Lambert’s comments make not one iota of sense.

It reminds me of watching the amateurs who once ran the Stirling University Debate Society; I once trounced their captain in a debate I had literally five minutes to prepare for, arguing a point I didn’t even believe in because they were so lousy at it. They would start with a position and do no prep work whatsoever, do no research, learn no facts and simply say whatever popped into their heads in the moment.

Lambert seems to have started out with the Victim Lie and worked backwards, with no clear thought, based only on the idea that victimising Rangers was a bad idea. If that’s what had actually happened then it would have been a bad idea, but the premise itself was faulty. No wonder his argument sucks.

Scottish football did not suffer from making Sevco start in the bottom tier. It was enhanced by that decision. Its sporting integrity certainly was. Scotland fans do not care whether their players come from one club or ten – even at our best these past five or so years we’ve never contributed more than six players to the team at one time by the way, so the idea that the bulk of the squad comes from one club is also rabid nonsense.
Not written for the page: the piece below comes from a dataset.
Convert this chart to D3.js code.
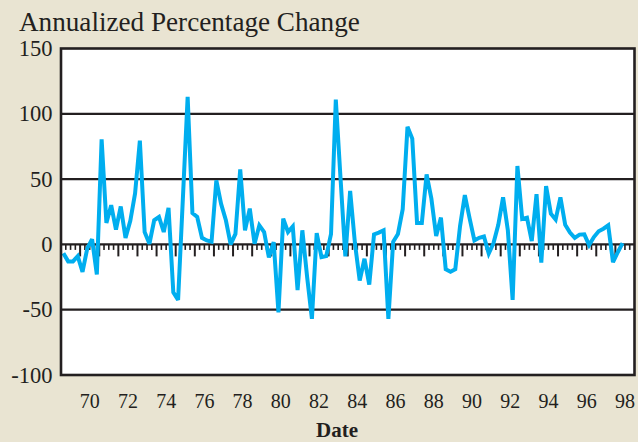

Lambert also appears not to be celebrating the number of internationals who come from teams like Hibs, Aberdeen, St Johnstone, Hearts and elsewhere, as if this was a negative. More stupidity.

Every newspaper report I have read simply printed Lambert’s remarks without doing any sort of analysis of the content. They saw a chance to push a story where an ex-Celtic captain had supported the Victim and Survival lies and that was enough for them.

A real media would called Lambert out on what he said and called it exactly what it is.

A despicable slur on Scottish football.

But not our media.

They have spent so long pushing the same lies I wonder if they even remember the truth anymore.